The Cavanbah Centre: Check the Calendar
The Byron Bay Cavanbah Centre on Ewingsdale Road is Byron's main community sports and cultural complex. Courts, fields, event space, and a calendar that runs on local rhythms rather than tourist ones. Some of what happens here is free or low cost, community sport, local events, open training sessions, but it varies. Check what is on before you make a trip out there. It is not a destination in itself, but it is where a lot of actual Byron life happens, as distinct from the tourist version of it.
Walking as the Default Activity
The honest truth about Byron is that the best version of a day here involves a lot of walking and very little spending. The Cape Byron Walking Track loop is the obvious anchor, but extend it in either direction and you have a half-day of coastline, heathland, and ocean views that costs nothing beyond the effort.
Humpback whales pass through the Cape Byron headland in season, June to November, and dolphins are present year-round. You do not need to book a whale-watching tour to see them. Stand at one of the headland lookouts for long enough and the ocean will usually deliver something. Autumn is outside whale season, but dolphins remain a reliable presence, particularly at dawn.

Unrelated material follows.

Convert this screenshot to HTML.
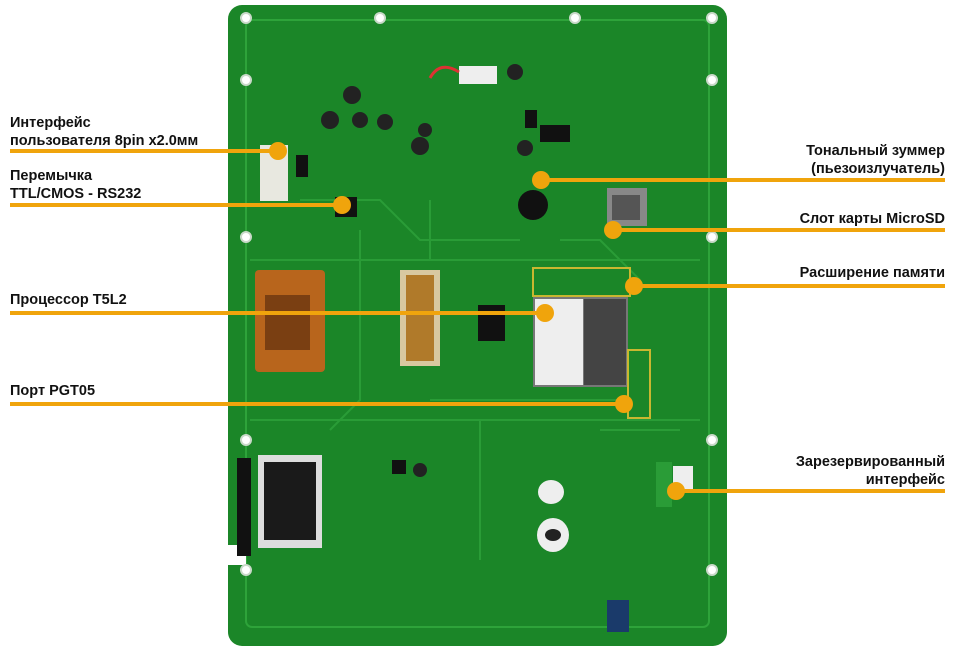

Bring water. The headland is exposed and the walk back up from Wategos is steeper than it looks on the way down.
Practical Summary
The genuinely free experiences in Byron are the headland walk, the lighthouse exterior, the Captain Cook lookout at sunrise, every beach on the coast, and the skate park. Brunswick Heads Main Beach is the best call if you want sand without the Byron surcharge. Budget a full morning for the Cape Byron circuit, arrive before 8am, and bring your own food if you want to use the picnic area at the lookout without spending anything. Everything else in this guide is paid, and worth knowing that before you arrive.